» **Dataset rows**
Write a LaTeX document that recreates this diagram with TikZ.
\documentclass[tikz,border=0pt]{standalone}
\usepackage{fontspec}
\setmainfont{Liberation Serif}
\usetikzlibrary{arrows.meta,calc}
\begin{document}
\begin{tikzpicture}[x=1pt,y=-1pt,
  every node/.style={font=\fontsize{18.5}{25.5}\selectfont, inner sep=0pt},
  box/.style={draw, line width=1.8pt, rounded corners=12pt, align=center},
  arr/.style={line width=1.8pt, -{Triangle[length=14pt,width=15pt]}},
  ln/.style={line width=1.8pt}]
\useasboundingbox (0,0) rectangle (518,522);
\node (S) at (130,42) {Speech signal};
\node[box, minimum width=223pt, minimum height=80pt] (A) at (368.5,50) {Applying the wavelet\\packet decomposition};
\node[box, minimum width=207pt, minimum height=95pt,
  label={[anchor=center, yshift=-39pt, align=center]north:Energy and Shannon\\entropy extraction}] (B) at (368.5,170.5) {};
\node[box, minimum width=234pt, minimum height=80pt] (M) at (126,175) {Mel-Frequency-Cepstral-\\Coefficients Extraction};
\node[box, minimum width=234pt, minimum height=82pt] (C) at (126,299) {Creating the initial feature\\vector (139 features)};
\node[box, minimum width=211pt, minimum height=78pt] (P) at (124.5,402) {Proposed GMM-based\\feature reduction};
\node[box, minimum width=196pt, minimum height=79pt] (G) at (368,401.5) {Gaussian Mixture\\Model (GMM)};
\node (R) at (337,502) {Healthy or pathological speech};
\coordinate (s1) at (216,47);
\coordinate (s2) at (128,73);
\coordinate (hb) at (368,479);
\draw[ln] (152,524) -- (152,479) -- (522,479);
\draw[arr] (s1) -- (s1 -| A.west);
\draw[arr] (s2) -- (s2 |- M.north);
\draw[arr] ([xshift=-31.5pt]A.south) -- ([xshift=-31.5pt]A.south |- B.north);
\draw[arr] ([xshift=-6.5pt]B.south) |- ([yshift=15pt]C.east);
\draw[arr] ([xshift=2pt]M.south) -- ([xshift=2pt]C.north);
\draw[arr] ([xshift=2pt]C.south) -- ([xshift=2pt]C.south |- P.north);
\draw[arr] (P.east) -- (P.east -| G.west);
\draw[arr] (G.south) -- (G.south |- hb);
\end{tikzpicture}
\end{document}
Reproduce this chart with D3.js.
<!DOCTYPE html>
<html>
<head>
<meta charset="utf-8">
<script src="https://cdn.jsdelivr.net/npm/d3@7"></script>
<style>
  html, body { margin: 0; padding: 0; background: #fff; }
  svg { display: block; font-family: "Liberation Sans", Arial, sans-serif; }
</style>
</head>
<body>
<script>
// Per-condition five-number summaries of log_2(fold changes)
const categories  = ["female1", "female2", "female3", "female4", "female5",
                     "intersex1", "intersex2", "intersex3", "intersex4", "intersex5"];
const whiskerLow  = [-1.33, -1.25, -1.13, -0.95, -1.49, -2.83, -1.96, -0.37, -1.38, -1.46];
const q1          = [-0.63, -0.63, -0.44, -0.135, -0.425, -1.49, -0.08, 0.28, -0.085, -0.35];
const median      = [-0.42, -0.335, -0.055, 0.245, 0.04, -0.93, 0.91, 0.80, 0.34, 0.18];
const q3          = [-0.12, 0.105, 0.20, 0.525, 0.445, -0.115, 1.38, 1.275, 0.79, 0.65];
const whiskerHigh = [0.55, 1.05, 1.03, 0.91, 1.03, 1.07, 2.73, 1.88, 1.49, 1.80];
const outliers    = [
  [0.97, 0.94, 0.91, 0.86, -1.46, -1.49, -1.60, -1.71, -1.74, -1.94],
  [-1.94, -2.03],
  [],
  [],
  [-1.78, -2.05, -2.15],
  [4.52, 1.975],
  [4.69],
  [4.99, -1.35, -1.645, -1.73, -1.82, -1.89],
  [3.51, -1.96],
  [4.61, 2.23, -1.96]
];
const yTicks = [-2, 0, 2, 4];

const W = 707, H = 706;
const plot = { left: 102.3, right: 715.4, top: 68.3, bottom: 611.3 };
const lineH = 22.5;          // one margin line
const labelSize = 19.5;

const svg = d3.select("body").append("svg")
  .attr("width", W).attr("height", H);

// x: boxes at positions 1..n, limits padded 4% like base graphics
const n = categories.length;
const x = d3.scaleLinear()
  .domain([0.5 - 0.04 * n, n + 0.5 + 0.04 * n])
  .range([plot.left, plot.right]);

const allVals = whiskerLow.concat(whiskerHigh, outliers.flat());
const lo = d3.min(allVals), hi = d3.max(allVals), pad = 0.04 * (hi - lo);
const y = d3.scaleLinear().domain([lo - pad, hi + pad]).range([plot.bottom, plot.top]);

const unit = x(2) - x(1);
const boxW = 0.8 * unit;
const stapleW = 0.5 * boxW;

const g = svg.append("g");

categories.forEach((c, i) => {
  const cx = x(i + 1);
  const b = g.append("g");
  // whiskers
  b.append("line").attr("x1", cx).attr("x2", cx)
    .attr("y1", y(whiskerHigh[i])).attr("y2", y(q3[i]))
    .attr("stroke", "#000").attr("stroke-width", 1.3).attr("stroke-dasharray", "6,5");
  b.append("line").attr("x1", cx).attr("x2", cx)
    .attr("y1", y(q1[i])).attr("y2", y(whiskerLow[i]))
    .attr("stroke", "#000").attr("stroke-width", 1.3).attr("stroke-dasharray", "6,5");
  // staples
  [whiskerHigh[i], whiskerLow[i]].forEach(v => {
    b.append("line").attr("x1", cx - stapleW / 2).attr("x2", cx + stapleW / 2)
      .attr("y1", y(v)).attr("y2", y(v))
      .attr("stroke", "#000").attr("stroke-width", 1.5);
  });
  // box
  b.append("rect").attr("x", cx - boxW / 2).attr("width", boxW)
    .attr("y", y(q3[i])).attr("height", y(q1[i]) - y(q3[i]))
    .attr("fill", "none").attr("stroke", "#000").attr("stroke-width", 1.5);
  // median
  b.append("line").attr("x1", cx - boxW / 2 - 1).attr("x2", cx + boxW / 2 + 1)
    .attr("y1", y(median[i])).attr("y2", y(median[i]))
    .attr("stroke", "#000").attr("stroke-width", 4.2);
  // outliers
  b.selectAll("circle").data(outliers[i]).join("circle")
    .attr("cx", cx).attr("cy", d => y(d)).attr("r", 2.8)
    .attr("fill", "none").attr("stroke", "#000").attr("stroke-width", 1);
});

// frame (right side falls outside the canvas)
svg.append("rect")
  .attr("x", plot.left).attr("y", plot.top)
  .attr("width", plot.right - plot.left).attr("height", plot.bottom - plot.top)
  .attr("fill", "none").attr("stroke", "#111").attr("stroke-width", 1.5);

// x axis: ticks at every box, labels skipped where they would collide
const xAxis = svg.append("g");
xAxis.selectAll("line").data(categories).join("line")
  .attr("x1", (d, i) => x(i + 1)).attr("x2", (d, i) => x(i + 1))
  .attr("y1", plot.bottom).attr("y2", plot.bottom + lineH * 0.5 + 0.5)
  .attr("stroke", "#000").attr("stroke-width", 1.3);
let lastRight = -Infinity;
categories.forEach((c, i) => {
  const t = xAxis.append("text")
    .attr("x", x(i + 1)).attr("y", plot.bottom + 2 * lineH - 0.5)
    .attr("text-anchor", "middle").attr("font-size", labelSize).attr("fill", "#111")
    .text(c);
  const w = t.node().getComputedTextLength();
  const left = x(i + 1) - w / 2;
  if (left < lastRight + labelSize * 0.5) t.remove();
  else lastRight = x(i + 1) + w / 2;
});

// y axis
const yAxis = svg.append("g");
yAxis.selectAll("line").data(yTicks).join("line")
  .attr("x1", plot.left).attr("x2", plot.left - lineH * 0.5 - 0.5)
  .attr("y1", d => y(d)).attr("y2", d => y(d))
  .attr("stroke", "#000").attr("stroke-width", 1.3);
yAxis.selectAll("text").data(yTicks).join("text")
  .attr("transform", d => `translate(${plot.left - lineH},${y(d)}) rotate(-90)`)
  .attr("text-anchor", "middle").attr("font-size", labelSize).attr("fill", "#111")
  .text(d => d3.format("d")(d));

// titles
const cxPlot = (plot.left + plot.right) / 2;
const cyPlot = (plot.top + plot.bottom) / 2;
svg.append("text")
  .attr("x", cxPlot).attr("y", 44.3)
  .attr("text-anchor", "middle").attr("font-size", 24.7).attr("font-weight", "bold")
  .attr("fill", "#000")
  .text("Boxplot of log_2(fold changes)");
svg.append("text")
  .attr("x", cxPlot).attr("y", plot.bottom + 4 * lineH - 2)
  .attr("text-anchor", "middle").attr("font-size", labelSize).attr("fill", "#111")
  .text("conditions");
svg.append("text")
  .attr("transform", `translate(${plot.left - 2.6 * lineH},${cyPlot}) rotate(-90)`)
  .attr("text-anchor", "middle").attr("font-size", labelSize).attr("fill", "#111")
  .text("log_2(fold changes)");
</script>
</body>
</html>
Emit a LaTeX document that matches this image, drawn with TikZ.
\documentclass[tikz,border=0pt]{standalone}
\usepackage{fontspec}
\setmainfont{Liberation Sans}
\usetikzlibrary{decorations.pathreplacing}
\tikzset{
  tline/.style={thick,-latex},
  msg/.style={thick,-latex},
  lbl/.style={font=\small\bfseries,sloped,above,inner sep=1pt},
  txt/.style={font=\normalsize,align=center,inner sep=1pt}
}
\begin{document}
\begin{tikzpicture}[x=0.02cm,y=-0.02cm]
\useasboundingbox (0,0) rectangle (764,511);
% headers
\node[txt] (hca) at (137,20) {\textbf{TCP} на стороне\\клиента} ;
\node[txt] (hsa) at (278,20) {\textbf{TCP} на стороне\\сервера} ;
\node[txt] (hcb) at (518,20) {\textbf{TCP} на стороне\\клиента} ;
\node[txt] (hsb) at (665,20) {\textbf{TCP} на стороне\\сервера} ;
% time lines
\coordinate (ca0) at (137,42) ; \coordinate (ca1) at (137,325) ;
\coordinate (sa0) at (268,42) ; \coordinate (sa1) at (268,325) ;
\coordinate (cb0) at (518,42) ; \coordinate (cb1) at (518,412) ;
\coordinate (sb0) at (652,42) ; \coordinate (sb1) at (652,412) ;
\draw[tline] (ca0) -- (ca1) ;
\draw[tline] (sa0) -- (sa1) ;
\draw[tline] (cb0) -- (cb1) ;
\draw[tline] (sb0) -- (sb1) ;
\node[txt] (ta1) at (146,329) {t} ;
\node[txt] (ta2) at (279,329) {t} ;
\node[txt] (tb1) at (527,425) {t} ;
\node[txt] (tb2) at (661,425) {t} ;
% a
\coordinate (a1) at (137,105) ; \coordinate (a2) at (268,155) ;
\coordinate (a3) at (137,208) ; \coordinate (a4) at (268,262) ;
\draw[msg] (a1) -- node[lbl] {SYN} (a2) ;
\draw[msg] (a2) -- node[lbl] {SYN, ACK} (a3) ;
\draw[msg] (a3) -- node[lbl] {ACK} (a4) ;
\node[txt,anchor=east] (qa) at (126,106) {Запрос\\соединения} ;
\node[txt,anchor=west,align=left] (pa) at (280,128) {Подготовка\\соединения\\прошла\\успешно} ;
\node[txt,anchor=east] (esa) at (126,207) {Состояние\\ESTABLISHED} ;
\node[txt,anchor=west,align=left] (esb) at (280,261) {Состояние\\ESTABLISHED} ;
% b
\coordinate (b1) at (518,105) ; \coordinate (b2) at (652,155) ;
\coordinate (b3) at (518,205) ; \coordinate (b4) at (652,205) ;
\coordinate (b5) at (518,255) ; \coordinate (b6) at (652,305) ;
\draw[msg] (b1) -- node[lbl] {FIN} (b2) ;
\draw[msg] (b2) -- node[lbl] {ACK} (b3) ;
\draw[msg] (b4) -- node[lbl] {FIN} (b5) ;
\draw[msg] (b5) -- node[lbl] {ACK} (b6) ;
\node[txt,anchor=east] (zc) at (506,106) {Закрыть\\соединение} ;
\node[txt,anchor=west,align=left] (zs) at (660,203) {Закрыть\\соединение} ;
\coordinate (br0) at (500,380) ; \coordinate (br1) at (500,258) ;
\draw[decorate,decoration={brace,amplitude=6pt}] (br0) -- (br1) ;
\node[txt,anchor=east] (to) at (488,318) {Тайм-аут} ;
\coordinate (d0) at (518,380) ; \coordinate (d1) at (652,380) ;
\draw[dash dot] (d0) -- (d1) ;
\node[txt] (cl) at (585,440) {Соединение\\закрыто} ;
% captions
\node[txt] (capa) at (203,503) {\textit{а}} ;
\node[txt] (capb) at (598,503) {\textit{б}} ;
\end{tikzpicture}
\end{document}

» **Work to be completed**
Transcribe each line of the data above, unaltered, from the one where "Reproduce this chart with D3.js." appears to the one where "const y = d3.scaleLinear().domain([lo" appears, inclusive of both.

» **Complete output**
Reproduce this chart with D3.js.
<!DOCTYPE html>
<html>
<head>
<meta charset="utf-8">
<script src="https://cdn.jsdelivr.net/npm/d3@7"></script>
<style>
  html, body { margin: 0; padding: 0; background: #fff; }
  svg { display: block; font-family: "Liberation Sans", Arial, sans-serif; }
</style>
</head>
<body>
<script>
// Per-condition five-number summaries of log_2(fold changes)
const categories  = ["female1", "female2", "female3", "female4", "female5",
                     "intersex1", "intersex2", "intersex3", "intersex4", "intersex5"];
const whiskerLow  = [-1.33, -1.25, -1.13, -0.95, -1.49, -2.83, -1.96, -0.37, -1.38, -1.46];
const q1          = [-0.63, -0.63, -0.44, -0.135, -0.425, -1.49, -0.08, 0.28, -0.085, -0.35];
const median      = [-0.42, -0.335, -0.055, 0.245, 0.04, -0.93, 0.91, 0.80, 0.34, 0.18];
const q3          = [-0.12, 0.105, 0.20, 0.525, 0.445, -0.115, 1.38, 1.275, 0.79, 0.65];
const whiskerHigh = [0.55, 1.05, 1.03, 0.91, 1.03, 1.07, 2.73, 1.88, 1.49, 1.80];
const outliers    = [
  [0.97, 0.94, 0.91, 0.86, -1.46, -1.49, -1.60, -1.71, -1.74, -1.94],
  [-1.94, -2.03],
  [],
  [],
  [-1.78, -2.05, -2.15],
  [4.52, 1.975],
  [4.69],
  [4.99, -1.35, -1.645, -1.73, -1.82, -1.89],
  [3.51, -1.96],
  [4.61, 2.23, -1.96]
];
const yTicks = [-2, 0, 2, 4];

const W = 707, H = 706;
const plot = { left: 102.3, right: 715.4, top: 68.3, bottom: 611.3 };
const lineH = 22.5;          // one margin line
const labelSize = 19.5;

const svg = d3.select("body").append("svg")
  .attr("width", W).attr("height", H);

// x: boxes at positions 1..n, limits padded 4% like base graphics
const n = categories.length;
const x = d3.scaleLinear()
  .domain([0.5 - 0.04 * n, n + 0.5 + 0.04 * n])
  .range([plot.left, plot.right]);

const allVals = whiskerLow.concat(whiskerHigh, outliers.flat());
const lo = d3.min(allVals), hi = d3.max(allVals), pad = 0.04 * (hi - lo);
const y = d3.scaleLinear().domain([lo - pad, hi + pad]).range([plot.bottom, plot.top]);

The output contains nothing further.